Attitudes toward Technology

Understanding this aspect encompasses how comfortable users are with technology, their trust in digital platforms, and their openness to adopting new tech solutions.

  • User-friendly interfaces for tech novices. For users less comfortable with technology, UX design should focus on simplicity and clarity. It includes intuitive navigation, clear instructions, and avoidance of technical jargon.
  • Onboarding processes. Effective onboarding eases users into new technologies. Guided tutorials, tooltips, and progressive disclosure of features make the transition smoother and more efficient.

Experiments Important for UX Design Psychology

In addition to the above principles, the following research is also crucial for UX design. 

Invisible Gorilla Experiment

The Invisible Gorilla Experiment (Simons and Chabris, 1999) showed inattentional blindness. It occurs when people miss unexpected things while focusing on something else. In the study, people watched a video. They had to count how many times one group passed basketballs. Meanwhile, someone in a gorilla suit walked in. About half the viewers, busy counting, didn't see the gorilla.

This experiment highlights that UX design should focus on the user's attention. Designers must make critical elements stand out and prevent other content from hiding the essentials.

Magical Number Seven

The "Magical Number Seven, Plus or Minus Two" (George A. Miller, 1956) refers to the average number of objects an individual can hold in their short-term memory simultaneously. This theory profoundly impacts UX design, especially in presenting and organizing information to avoid overloading the user's cognitive capacity.

Fitt's Law

Fitts's Law, formulated by psychologist Paul Fitts in 1954, is a predictive model of human movement in ergonomics and human-computer interaction. This law states that the time required to move to a target area is a function of the distance to the target and the size of the target. In UX, Fitts's Law optimizes the design and layout of interactive elements, improving usability and efficiency.

Hick's Law

Hick's Law, formulated by British psychologist William Edmund Hick in 1952, describes the time it takes for a person to decide, considering the choices they have. The law states that the more options available, the longer it takes to settle. This principle is highly relevant in psychology for UX design, particularly in simplifying user decision-making.

Hawthorne Effect

The Hawthorne Effect describes a psychological phenomenon where individuals change their behavior because they know others are observing them. Its first description occurred during studies conducted at the Hawthorne Works of the Western Electric Company in the late 1920s and early 1930s. Understanding the Hawthorne Effect in UX design is crucial for user research and testing.

Final thoughts

The intersection of psychology and UX design is a fascinating and crucial study area. In UX design psychology, every detail, from the button size suggested by Fitts's Law to the subtle influences of cognitive biases, impacts the user experience. 

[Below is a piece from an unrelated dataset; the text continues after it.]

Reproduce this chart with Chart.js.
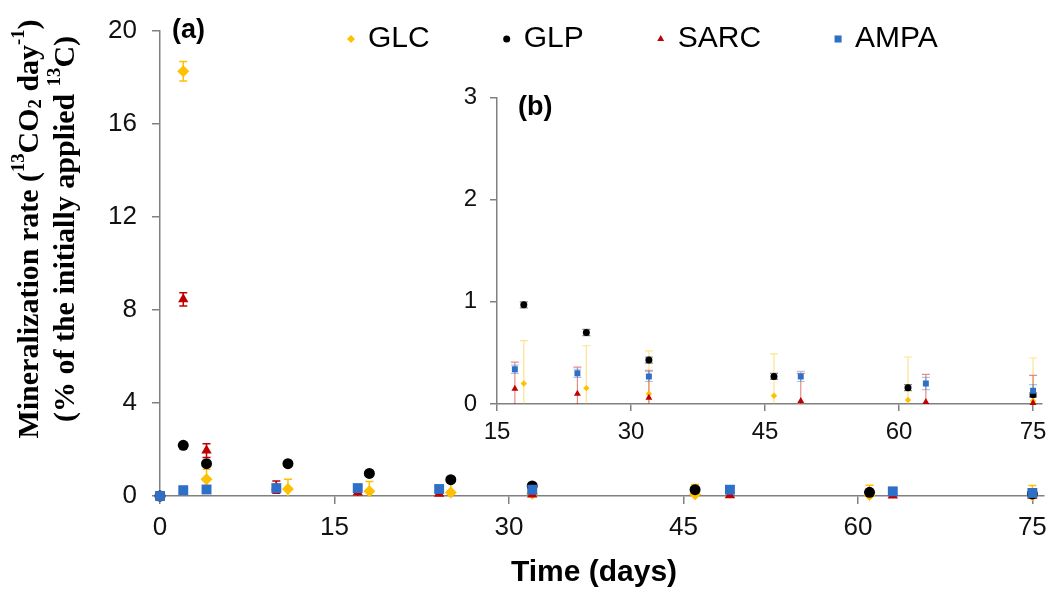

As we delve into the synergy between psychology and UX design, it becomes clear that the best digital products are functionally robust and deeply in tune with human behavior and psychology. 

Arounda implements the principles of psychology in UX design in all our projects. This approach guides us to create more intuitive, engaging, and satisfying user experiences. Moreover, the fusion of UI/UX design psychology offers a rich canvas for innovation and creativity.